- Full case name: Callisher v Bischoffsheim
- Decided: 6 June 1870
- Citation: (1869-70) LR 5 QB 449

Court membership
- Judges sitting: Lord Cockburn LCJ, Blackburn, J, Lush J and Mellor J

Keywords
- Duty of care

= Callisher v Bischoffsheim =

English contract law case

Callisher v Bischoffsheim (1869–70) LR 5 QB 449 is an English contract law case concerning consideration. It held that the compromise of a disputed claim made bonâ fide is a good consideration for a promise, even if it ultimately appears that the claim was wholly unfounded.

==Facts==
Callisher alleged that money was owed to him from the Government of Honduras, and was about to take proceedings to enforce payment. In consideration that the plaintiff would forbear taking such proceedings for an agreed time, the defendant promised to deliver to Callisher a set of Honduras Railway Loan Bonds. But then, they did not deliver the debentures, and argued that their promise to do so was unenforceable because the original suit was groundless.

==Judgment==
The Queen's Bench held the contract was enforceable because even if the suit was groundless, forbearing to sue could count as a valuable consideration. Lord Chief Justice Cockburn said the following:

Our judgment must be for the plaintiff. No doubt it must be taken that there was, in fact, no claim by the plaintiff against the Honduras Government which could be prosecuted by legal proceedings to a successful issue; but this does not vitiate the contract and destroy the validity of what is alleged as the consideration. The authorities clearly establish that if an agreement is made to compromise a disputed claim, forbearance to sue in respect of that claim is a good consideration; and whether proceedings to enforce the disputed claim have or have not been instituted makes no difference. If the defendant's contention were adopted, it would result that in no case of a doubtful claim could a compromise be enforced. Every day a compromise is effected on the ground that the party making it has a chance of succeeding in it, and if he bonâ fide believes he has a fair chance of success, he has a reasonable ground for suing, and his forbearance to sue will constitute a good consideration. When such a person forbears to sue he gives up what he believes to be a right of action, and the other party gets an advantage, and, instead of being annoyed with an action, he escapes from the vexations incident to it. The defendant's contention is unsupported by authority.

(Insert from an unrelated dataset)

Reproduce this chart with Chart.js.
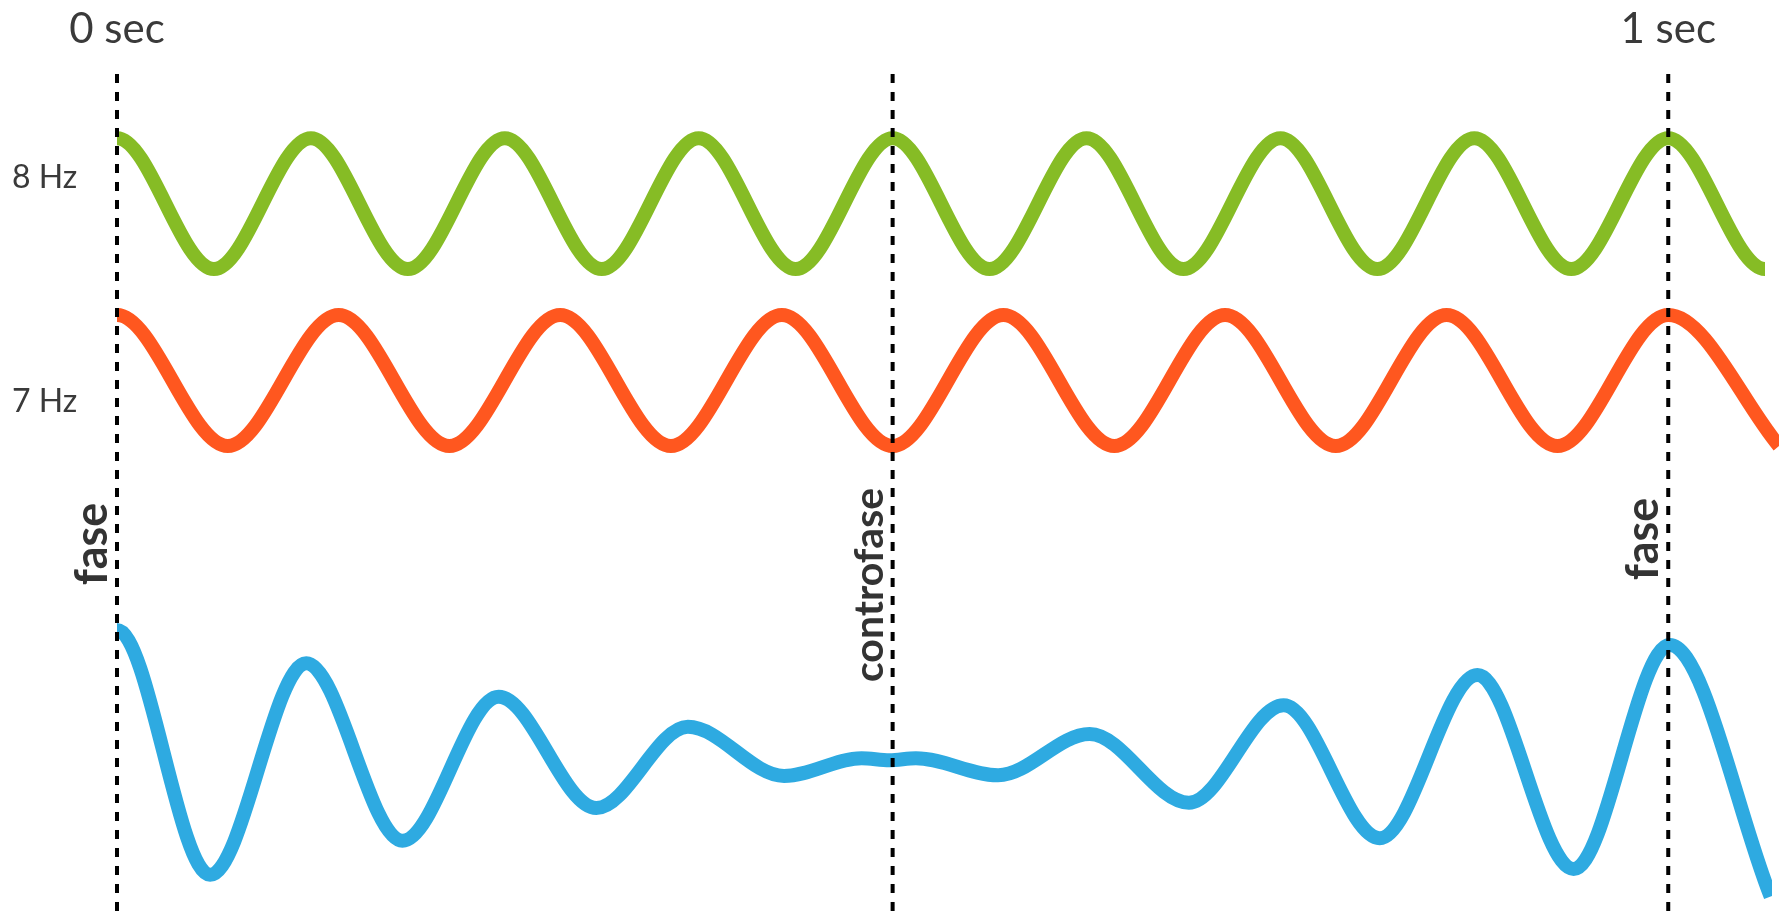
<!DOCTYPE html>
<html>
<head>
    <meta charset="utf-8">
    <script src="https://cdn.jsdelivr.net/npm/chart.js"></script>
    <style>
        body { margin: 0; background: #fff; }
        .wrap { width: 1779px; height: 920px; position: relative; }
    </style>
</head>
<body>
    <div class="wrap">
        <canvas id="beatChart"></canvas>
    </div>

    <script>
    // the first point sits just before 0 sec so the waves start flat at their peak
    const GREEN_T = [-0.0625, 0, 0.0625, 0.125, 0.1875, 0.25, 0.3125, 0.375, 0.4375, 0.5, 0.5625,
                     0.625, 0.6875, 0.75, 0.8125, 0.875, 0.9375, 1.0, 1.0625, 1.125];
    const GREEN_V = [-1, 1, -1, 1, -1, 1, -1, 1, -1, 1, -1, 1, -1, 1, -1, 1, -1, 1, -1, 1];

    const ORANGE_T = [-0.0714, 0, 0.0714, 0.1429, 0.2143, 0.2857, 0.3571, 0.4286, 0.5, 0.5714,
                      0.6429, 0.7143, 0.7857, 0.8571, 0.9286, 1.0, 1.0714];
    const ORANGE_V = [-1, 1, -1, 1, -1, 1, -1, 1, -1, 1, -1, 1, -1, 1, -1, 1, -1];

    const BLUE_T = [-0.060, 0, 0.060, 0.122, 0.184, 0.246, 0.309, 0.368, 0.430, 0.480, 0.498,
                    0.515, 0.568, 0.627, 0.691, 0.752, 0.814, 0.877, 0.939, 1.001, 1.066];
    const BLUE_V = [-1.8, 1.91, -1.83, 1.40, -1.31, 0.89, -0.81, 0.43, -0.32, -0.05, -0.08,
                    -0.05, -0.31, 0.32, -0.73, 0.76, -1.27, 1.22, -1.74, 1.68, -2.16];

    const TICK_TIMES = [0, 1];
    const TICK_TEXT = ["0 sec", "1 sec"];
    const FREQ_TEXT = ["8 Hz", "7 Hz"];
    const MARKER_TIMES = [0, 0.5, 1];
    const MARKER_TEXT = ["fase", "controfase", "fase"];

    // vertical layout: where each wave sits on the shared y axis
    const GREEN_BASE = 8.42;
    const ORANGE_BASE = 5.72;
    const BLUE_BASE = 0;
    const Y_MIN = -2.52, Y_MAX = 11.53;
    const MARKER_TOP = 10.40;

    function toPoints(ts, vs, base) {
      return ts.map((t, i) => ({ x: t, y: vs[i] + base }));
    }

    const waveStyle = {
      borderWidth: 14,
      borderCapStyle: "butt",
      pointRadius: 0,
      cubicInterpolationMode: "monotone",
      fill: false,
      order: 1
    };

    const markerSets = MARKER_TIMES.map(t => ({
      data: [{ x: t, y: MARKER_TOP }, { x: t, y: Y_MIN }],
      borderColor: "#000",
      borderWidth: 4,
      borderDash: [9, 9],
      borderCapStyle: "butt",
      pointRadius: 0,
      clip: false,
      order: 0
    }));

    const labelPlugin = {
      id: "labels",
      afterDraw(chart) {
        const ctx = chart.ctx;
        const xs = chart.scales.x;
        ctx.save();

        // time labels on top
        ctx.fillStyle = "#3a3a3a";
        ctx.font = "42px Lato";
        ctx.textAlign = "center";
        ctx.textBaseline = "alphabetic";
        TICK_TIMES.forEach((t, i) => {
          ctx.fillText(TICK_TEXT[i], xs.getPixelForValue(t), 43);
        });

        // frequency labels on the left
        ctx.font = "32px Lato";
        ctx.textAlign = "left";
        ctx.fillText(FREQ_TEXT[0], 12, 188);
        ctx.fillText(FREQ_TEXT[1], 12, 412);

        // rotated phase labels next to the dashed lines
        const centers = [544, 585, 539];
        const sizes = [45, 41, 45];
        ctx.fillStyle = "#333";
        ctx.textAlign = "center";
        MARKER_TIMES.forEach((t, i) => {
          ctx.save();
          ctx.font = "bold " + sizes[i] + "px Lato";
          ctx.translate(xs.getPixelForValue(t) - 10, centers[i]);
          ctx.rotate(-Math.PI / 2);
          ctx.fillText(MARKER_TEXT[i], 0, 0);
          ctx.restore();
        });
        ctx.restore();
      }
    };

    new Chart(document.getElementById("beatChart"), {
      type: "line",
      data: {
        datasets: [
          ...markerSets,
          Object.assign({ data: toPoints(GREEN_T, GREEN_V, GREEN_BASE), borderColor: "#86bc25",
                          clip: { left: 0, right: -14, top: false, bottom: false } }, waveStyle),
          Object.assign({ data: toPoints(ORANGE_T, ORANGE_V, ORANGE_BASE), borderColor: "#ff571f",
                          clip: { left: 0, right: false, top: false, bottom: false } }, waveStyle),
          Object.assign({ data: toPoints(BLUE_T, BLUE_V, BLUE_BASE), borderColor: "#2eaae1",
                          clip: { left: 0, right: -7, top: false, bottom: false } }, waveStyle)
        ]
      },
      options: {
        responsive: true,
        maintainAspectRatio: false,
        animation: false,
        layout: { padding: { left: 117, right: 0, top: 0, bottom: 0 } },
        plugins: { legend: { display: false }, tooltip: { enabled: false } },
        scales: {
          x: { type: "linear", min: 0, max: 1.0714, display: false },
          y: { min: Y_MIN, max: Y_MAX, display: false }
        }
      },
      plugins: [labelPlugin]
    });
    </script>
</body>
</html>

It would be another matter if a person made a claim which he knew to be unfounded, and, by a compromise, derived an advantage under it: in that case his conduct would be fraudulent. If the plea had alleged that the plaintiff knew he had no real claim against the Honduras Government, that would have been an answer to the action.

Blackburn J concurred:

I am of the same opinion. The declaration, as it stands, in effect states that the plaintiff, having alleged that certain moneys were due to him from the Honduras Government, was about to enforce payment, and the defendant suggested that the plaintiff's claim, whether good or bad, should stand over. So far, the agreement was a reasonable one. The plea, however, alleges that at the time of making the agreement no money was due. If we are to infer that the plaintiff believed that some money was due to him, his claim was honest, and the compromise of that claim would be binding, and would form a good consideration, although the plaintiff, if he had prosecuted his original claim, would have been defeated. This case is decided by Cook v Wright. In that case it appeared from the evidence that the defendant knew that the original claim of the plaintiff was invalid, yet he was held liable, as the plaintiff believed his claim to be good. The Court say that "the real consideration depends on the reality of the claim made, and the bona fides of the compromise." If the plaintiff's claim against the Honduras Government was not bonâ fide, this ought to have been alleged in the plea; but no such allegation appears.

Lush J and Mellor J stated their concurrence. New Zealand case law, Couch v Branch Investments (1969) Ltd, cites this case.